More children were believed buried in the rubble and rescuers used bare hands and hand tools to get to them.
An Associated Press reporter saw the bodies of five children and two women, as well as dozens of injured students, some wiht bleeding heads, pulled from the collapsed building.
Matt Marek, head of programs for the American Red Cross in Haiti, said he thought the death toll will go much higher.
"This is going to be an all-day affair," he said.
Roughly 500 students from kindergarten through high school attend the school in the hills above Port-au-Prince, Petionville Mayor Claire Rudie Parent told the AP. She said she did not know how many were inside at the time of the late-morning collapse.

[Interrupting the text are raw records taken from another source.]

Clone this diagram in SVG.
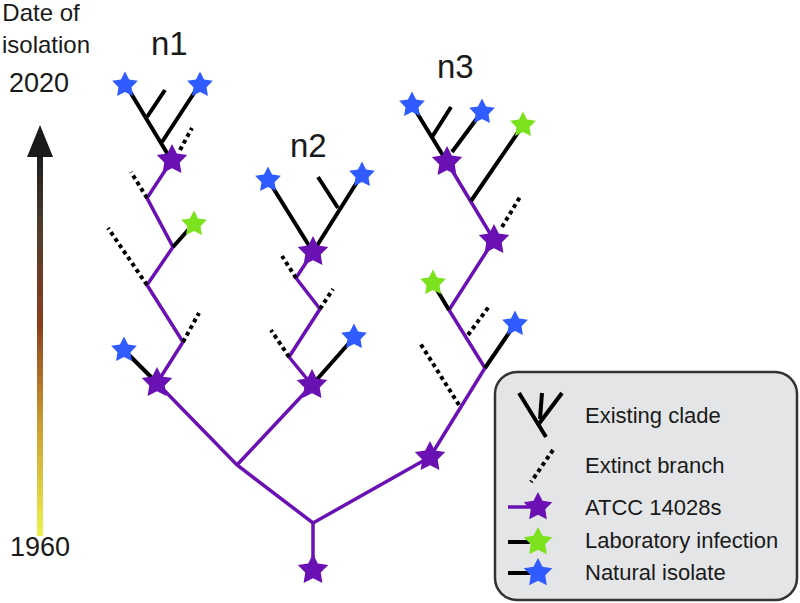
<svg xmlns="http://www.w3.org/2000/svg" xmlns:xlink="http://www.w3.org/1999/xlink" width="800" height="603" viewBox="0 0 800 603">
<style>
text{font-family:"Liberation Sans",Arial,sans-serif;fill:#1a1a1a}
.lbl{font-size:24px}
.yr{font-size:27px}
.n{font-size:33px}
.lg{font-size:22px}
.p{fill:none;stroke:#6a11b4;stroke-width:3.5;stroke-linejoin:miter}
.b{fill:none;stroke:#000;stroke-width:4}
.d{fill:none;stroke:#000;stroke-width:4;stroke-dasharray:4 3.5}
.sp{fill:#6a11b4}
.sb{fill:#2f5bff}
.sg{fill:#7de21e}
</style>
<defs>
<path id="star" d="M0,-10 L3,-4.1 L9.51,-3.09 L4.85,1.58 L5.88,8.09 L0,5.1 L-5.88,8.09 L-4.85,1.58 L-9.51,-3.09 L-3,-4.1Z"/>
<linearGradient id="time" gradientUnits="userSpaceOnUse" x1="0" y1="536" x2="0" y2="150">
<stop offset="0" stop-color="#ecf24e"/>
<stop offset="0.3" stop-color="#c99a30"/>
<stop offset="0.55" stop-color="#8c3d1c"/>
<stop offset="0.8" stop-color="#4d3c2e"/>
<stop offset="1" stop-color="#1a1a1a"/>
</linearGradient>
</defs>
<rect width="800" height="603" fill="#fff"/>

<g id="time-axis">
<text class="lbl" x="41" y="21" text-anchor="middle">Date of</text>
<text class="lbl" x="46" y="53" text-anchor="middle">isolation</text>
<text class="yr" x="39" y="92" text-anchor="middle">2020</text>
<rect x="37" y="150" width="6" height="386" fill="url(#time)"/>
<polygon points="40,125 53,157 27,157" fill="#1a1a1a"/>
<text class="yr" x="40" y="556" text-anchor="middle">1960</text>
</g>

<g id="labels">
<text class="n" x="151" y="55">n1</text>
<text class="n" x="290" y="157">n2</text>
<text class="n" x="437" y="78">n3</text>
</g>

<g id="connectors">
<!-- backbone -->
<polyline class="p" points="157,383 237,465 313,523 430,457"/>
<line class="p" x1="237" y1="465" x2="312" y2="385"/>
<line class="p" x1="313" y1="523" x2="313" y2="568"/>
<!-- n1 lineage -->
<polyline class="p" points="157,383 183,342 147,285 173,247 147,198 172,160"/>
<line class="d" x1="147" y1="198" x2="131" y2="172"/>
<line class="d" x1="147" y1="285" x2="108" y2="228"/>
<line class="d" x1="183" y1="342" x2="199" y2="313"/>
<line class="b" x1="173" y1="247" x2="189" y2="229"/>
<line class="b" x1="157" y1="383" x2="127" y2="353"/>
<line class="b" x1="170" y1="158" x2="129" y2="90"/>
<line class="b" x1="147" y1="117" x2="165" y2="90"/>
<line class="b" x1="162" y1="142" x2="196" y2="90"/>
<line class="d" x1="180" y1="150" x2="192" y2="128"/>
<!-- n2 lineage -->
<polyline class="p" points="312,385 289,357 320,309 296,278 313,252"/>
<line class="d" x1="289" y1="357" x2="271" y2="330"/>
<line class="d" x1="320" y1="309" x2="333" y2="289"/>
<line class="d" x1="296" y1="278" x2="282" y2="256"/>
<line class="b" x1="312" y1="385" x2="350" y2="342"/>
<line class="b" x1="313" y1="252" x2="270" y2="183"/>
<line class="b" x1="313" y1="252" x2="359" y2="179"/>
<line class="b" x1="338" y1="208" x2="318" y2="177"/>
<!-- n3 lineage -->
<polyline class="p" points="430,457 485,368 449,310 494,240 447,162"/>
<line class="d" x1="459" y1="405" x2="420" y2="343"/>
<line class="d" x1="468" y1="335" x2="490" y2="305"/>
<line class="b" x1="485" y1="368" x2="513" y2="327"/>
<line class="b" x1="449" y1="310" x2="434" y2="285"/>
<line class="d" x1="502" y1="227" x2="520" y2="197"/>
<line class="b" x1="471" y1="201" x2="521" y2="128"/>
<line class="b" x1="447" y1="162" x2="414" y2="108"/>
<line class="b" x1="432" y1="137" x2="451" y2="107"/>
<line class="b" x1="452" y1="152" x2="481" y2="113"/>
</g>

<g id="nodes">
<use id="s-root" xlink:href="#star" class="sp" transform="translate(313,570) scale(1.6)"/>
<use id="s-n1a" xlink:href="#star" class="sp" transform="translate(157,383) scale(1.6)"/>
<use id="s-n1b" xlink:href="#star" class="sp" transform="translate(172,160) scale(1.6)"/>
<use id="s-n1-lab" xlink:href="#star" class="sg" transform="translate(194,224) scale(1.35)"/>
<use id="s-n1-nat1" xlink:href="#star" class="sb" transform="translate(124,350) scale(1.35)"/>
<use id="s-n1-nat2" xlink:href="#star" class="sb" transform="translate(125,85) scale(1.35)"/>
<use id="s-n1-nat3" xlink:href="#star" class="sb" transform="translate(200,85) scale(1.35)"/>
<use id="s-n2a" xlink:href="#star" class="sp" transform="translate(312,385) scale(1.6)"/>
<use id="s-n2b" xlink:href="#star" class="sp" transform="translate(313,252) scale(1.6)"/>
<use id="s-n2-nat1" xlink:href="#star" class="sb" transform="translate(354,337) scale(1.35)"/>
<use id="s-n2-nat2" xlink:href="#star" class="sb" transform="translate(268,180) scale(1.35)"/>
<use id="s-n2-nat3" xlink:href="#star" class="sb" transform="translate(362,175) scale(1.35)"/>
<use id="s-n3a" xlink:href="#star" class="sp" transform="translate(430,457) scale(1.6)"/>
<use id="s-n3b" xlink:href="#star" class="sp" transform="translate(494,240) scale(1.6)"/>
<use id="s-n3c" xlink:href="#star" class="sp" transform="translate(447,162) scale(1.6)"/>
<use id="s-n3-nat1" xlink:href="#star" class="sb" transform="translate(515,324) scale(1.35)"/>
<use id="s-n3-lab1" xlink:href="#star" class="sg" transform="translate(433,283) scale(1.35)"/>
<use id="s-n3-lab2" xlink:href="#star" class="sg" transform="translate(523,125) scale(1.35)"/>
<use id="s-n3-nat2" xlink:href="#star" class="sb" transform="translate(412,105) scale(1.35)"/>
<use id="s-n3-nat3" xlink:href="#star" class="sb" transform="translate(482,112) scale(1.35)"/>
</g>

<g id="legend">
<rect x="495" y="372" width="302" height="228" rx="22" fill="#e4e5e6" stroke="#333" stroke-width="2.5"/>
<line class="b" x1="519" y1="393" x2="546" y2="437" stroke-width="3"/>
<line class="b" x1="562" y1="393" x2="538" y2="425" stroke-width="3"/>
<line class="b" x1="542" y1="393" x2="540" y2="419" stroke-width="3"/>
<line class="d" x1="553" y1="450" x2="531" y2="482" stroke-width="3.5"/>
<line class="p" x1="508" y1="507" x2="530" y2="507"/>
<use xlink:href="#star" class="sp" transform="translate(538,507) scale(1.5)"/>
<line class="b" x1="508" y1="542" x2="530" y2="542"/>
<use xlink:href="#star" class="sg" transform="translate(538,542) scale(1.5)"/>
<line class="b" x1="508" y1="573" x2="530" y2="573"/>
<use xlink:href="#star" class="sb" transform="translate(538,573) scale(1.5)"/>
<text class="lg" x="585" y="423">Existing clade</text>
<text class="lg" x="585" y="473">Extinct branch</text>
<text class="lg" x="585" y="515">ATCC 14028s</text>
<text class="lg" x="585" y="548">Laboratory infection</text>
<text class="lg" x="585" y="580">Natural isolate</text>
</g>
</svg>
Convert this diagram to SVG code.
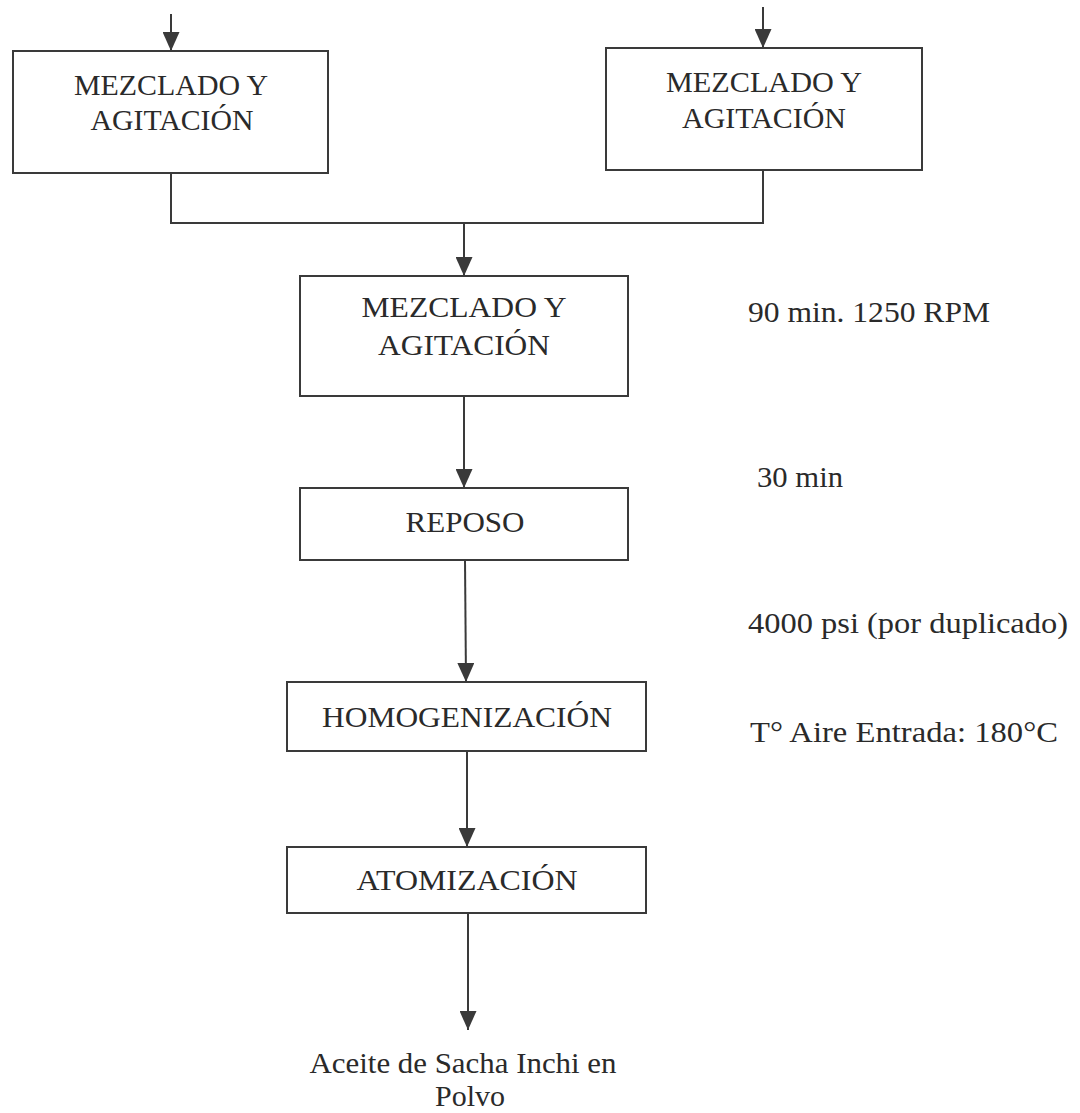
<svg xmlns="http://www.w3.org/2000/svg" width="1080" height="1113" viewBox="0 0 1080 1113">
<style>
.box{fill:#fff;stroke:#3a3a3a;stroke-width:2}
.ln{fill:none;stroke:#3a3a3a;stroke-width:2}
text{font-family:"Liberation Serif","Times New Roman",serif;font-size:29px;fill:#2a2a2a}
.c{text-anchor:middle}
</style>
<defs>
<marker id="ah2" viewBox="0 0 10 10" refX="10" refY="5" markerWidth="19" markerHeight="17" markerUnits="userSpaceOnUse" orient="auto" preserveAspectRatio="none">
<path d="M0,0 L10,5 L0,10 Z" fill="#3a3a3a"/>
</marker>
</defs>
<rect width="1080" height="1113" fill="#fff"/>
<g id="connectors">
<line class="ln" x1="171" y1="14" x2="171" y2="51" marker-end="url(#ah2)"/>
<line class="ln" x1="763" y1="7" x2="763" y2="48" marker-end="url(#ah2)"/>
<polyline class="ln" points="171,173 171,223 763,223 763,170"/>
<line class="ln" x1="464" y1="223" x2="464" y2="276" marker-end="url(#ah2)"/>
<line class="ln" x1="464" y1="396" x2="464" y2="488" marker-end="url(#ah2)"/>
<line class="ln" x1="465" y1="560" x2="466" y2="682" marker-end="url(#ah2)"/>
<line class="ln" x1="467" y1="751" x2="467" y2="847" marker-end="url(#ah2)"/>
<line class="ln" x1="468" y1="913" x2="468" y2="1030" marker-end="url(#ah2)"/>
</g>
<g id="n1">
<rect class="box" x="13" y="51" width="315" height="122"/>
<text class="c" x="171" y="95" textLength="194" lengthAdjust="spacingAndGlyphs">MEZCLADO Y</text>
<text class="c" x="172" y="130" textLength="163" lengthAdjust="spacingAndGlyphs">AGITACIÓN</text>
</g>
<g id="n2">
<rect class="box" x="606" y="48" width="316" height="122"/>
<text class="c" x="764" y="92" textLength="196" lengthAdjust="spacingAndGlyphs">MEZCLADO Y</text>
<text class="c" x="764" y="128" textLength="164" lengthAdjust="spacingAndGlyphs">AGITACIÓN</text>
</g>
<g id="n3">
<rect class="box" x="300" y="276" width="328" height="120"/>
<text class="c" x="464" y="317" textLength="205" lengthAdjust="spacingAndGlyphs">MEZCLADO Y</text>
<text class="c" x="464" y="355" textLength="172" lengthAdjust="spacingAndGlyphs">AGITACIÓN</text>
</g>
<g id="n4">
<rect class="box" x="300" y="488" width="328" height="72"/>
<text class="c" x="465" y="532" textLength="119" lengthAdjust="spacingAndGlyphs">REPOSO</text>
</g>
<g id="n5">
<rect class="box" x="287" y="682" width="359" height="69"/>
<text class="c" x="467" y="727" textLength="290" lengthAdjust="spacingAndGlyphs">HOMOGENIZACIÓN</text>
</g>
<g id="n6">
<rect class="box" x="287" y="847" width="359" height="66"/>
<text class="c" x="467" y="890" textLength="221" lengthAdjust="spacingAndGlyphs">ATOMIZACIÓN</text>
</g>
<g id="out">
<text class="c" x="463" y="1073" textLength="307" lengthAdjust="spacingAndGlyphs">Aceite de Sacha Inchi en</text>
<text class="c" x="470" y="1106" textLength="70" lengthAdjust="spacingAndGlyphs">Polvo</text>
</g>
<g id="notes">
<text x="748" y="322" textLength="242" lengthAdjust="spacingAndGlyphs">90 min. 1250 RPM</text>
<text x="757" y="487" textLength="86" lengthAdjust="spacingAndGlyphs">30 min</text>
<text x="748" y="633" textLength="320" lengthAdjust="spacingAndGlyphs">4000 psi (por duplicado)</text>
<text x="750" y="742" textLength="308" lengthAdjust="spacingAndGlyphs">T° Aire Entrada: 180°C</text>
</g>
</svg>
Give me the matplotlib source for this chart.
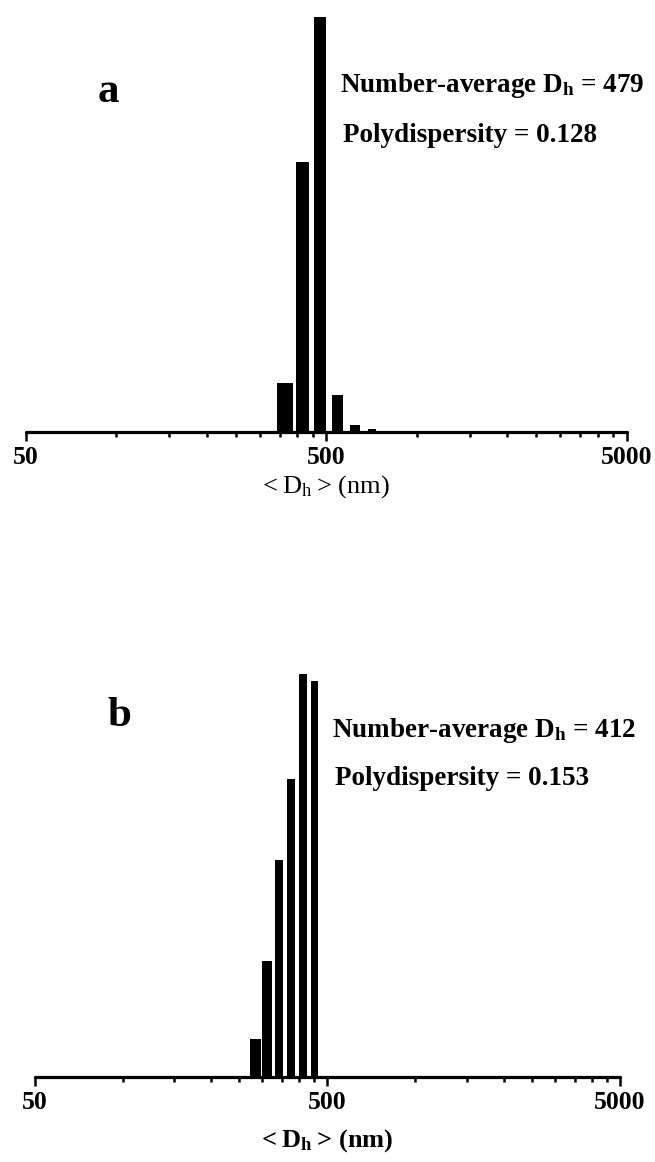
import matplotlib
matplotlib.use("Agg")
import matplotlib.pyplot as plt
from matplotlib.ticker import FixedLocator, FixedFormatter, NullFormatter

plt.rcParams['font.family'] = ['Liberation Serif', 'DejaVu Serif']
plt.rcParams['mathtext.fontset'] = 'custom'
plt.rcParams['mathtext.rm'] = 'Liberation Serif'
plt.rcParams['mathtext.bf'] = 'Liberation Serif:bold'
plt.rcParams['mathtext.it'] = 'Liberation Serif:italic'

# ---- data ----
sizes_a = [365, 417, 477, 545, 623, 711]          # nm
number_pct_a = [6.3, 34.5, 53.2, 4.7, 0.9, 0.4]   # %
sizes_b = [285, 312, 342, 376, 413, 452]          # nm
number_pct_b = [2.6, 7.9, 14.8, 20.3, 27.5, 27.0] # %

major_ticks = [50, 500, 5000]
major_labels = ["50", "500", "5000"]
minor_ticks = [100, 150, 200, 250, 300, 350, 400, 450,
               1000, 1500, 2000, 2500, 3000, 3500, 4000, 4500]

avg_a, pdi_a = "479", "0.128"
avg_b, pdi_b = "412", "0.153"

W, H = 655, 1162
fig = plt.figure(figsize=(W / 100, H / 100), dpi=100)
fig.patch.set_facecolor('white')


def style_axis(ax, ytop, xlabel, xlabel_weight, labelpad):
    ax.set_xscale('log')
    ax.set_xlim(50, 5000)
    ax.set_ylim(0, ytop)
    for s in ['left', 'right', 'top']:
        ax.spines[s].set_visible(False)
    ax.spines['bottom'].set_linewidth(2.3)
    ax.spines['bottom'].set_capstyle('round')
    ax.yaxis.set_visible(False)
    ax.xaxis.set_major_locator(FixedLocator(major_ticks))
    ax.xaxis.set_major_formatter(FixedFormatter(major_labels))
    ax.xaxis.set_minor_locator(FixedLocator(minor_ticks))
    ax.xaxis.set_minor_formatter(NullFormatter())
    ax.tick_params(axis='x', which='major', direction='out', length=6.5, width=1.8,
                   pad=4, labelsize=18.5)
    ax.tick_params(axis='x', which='minor', direction='out', length=3.5, width=1.8)
    for lab in ax.get_xticklabels():
        lab.set_fontweight('bold')
    ax.set_xlabel(xlabel, fontsize=19, fontweight=xlabel_weight, labelpad=labelpad)
    ax.set_facecolor('white')


# Panel a
ax1 = fig.add_axes([25.7 / W, 1 - 431.7 / H, (627 - 25.7) / W, (431.7 - 15) / H])
ax1.bar(sizes_a, number_pct_a, width=44, color='black', edgecolor='none',
        align='center', clip_on=False, zorder=1)
style_axis(ax1, 53.4, '<\u2009D$_\\mathrm{h}$\u2009> (nm)', 'normal', 3)

# Panel b
ax2 = fig.add_axes([34.5 / W, 1 - 1076.7 / H, (620 - 34.5) / W, (1076.7 - 674) / H])
ax2.bar(sizes_b, number_pct_b, width=23.5, color='black', edgecolor='none',
        align='center', clip_on=False, zorder=1)
style_axis(ax2, 27.5, '<\u2009D$_\\mathbf{h}$\u2009> (nm)', 'bold', 9)

# Annotations
fig.text(98 / W, 1 - 102 / H, 'a', fontsize=31, fontweight='bold', va='baseline')
fig.text(340 / W, 1 - 91.7 / H, r'Number-average D$_\mathbf{h}$ = ' + avg_a,
         fontsize=19.5, fontweight='bold', va='baseline')
fig.text(343 / W, 1 - 141.7 / H, 'Polydispersity = ' + pdi_a,
         fontsize=19.5, fontweight='bold', va='baseline')

fig.text(108 / W, 1 - 726 / H, 'b', fontsize=31, fontweight='bold', va='baseline')
fig.text(332 / W, 1 - 737 / H, r'Number-average D$_\mathbf{h}$ = ' + avg_b,
         fontsize=19.5, fontweight='bold', va='baseline')
fig.text(335 / W, 1 - 785 / H, 'Polydispersity = ' + pdi_b,
         fontsize=19.5, fontweight='bold', va='baseline')

fig.savefig('out.png', dpi=100, facecolor='white')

As rescuers carried the injured from the rubble of the concrete building, a swelling crowd erupted with wails and prayers.
"My child, my child," one mother yelled.
"There are no words for this," the mayor said as the hundreds of bystanders and rescue workers sesarched for survivors.
United National peacekeepers and Haitian police tried to clear a path through onlookers so that three battalions of military engineers from Brazil, Chile and Ecuador could assist in the rescue.
U.N. military commander Maj. Gen. Carolos Alberto Dos Santos Cruz said he had to park a kilometer (about a half-mile) away and walk to the wrecked school because he couldn't get by the crowd.
Parent said she suspected a structural defect caused the second story of the La Promesse school to collapse onto the first. The mayor said she doubted recent rains contributed to the collapse.
Volunteers arrived with shovels and axes and said they were going to try to deliver water to anybody who was trapped under the rubble. Other people shouted prayers as emergency vehicles raced up a winding hill to the school.
Haiti, the poorest country in the Western Hemisphere, has been struggling to recover from a chaotic year that has included widespread riots over rising food prices and a string of hurricanes and tropical storms that killed nearly 800 people.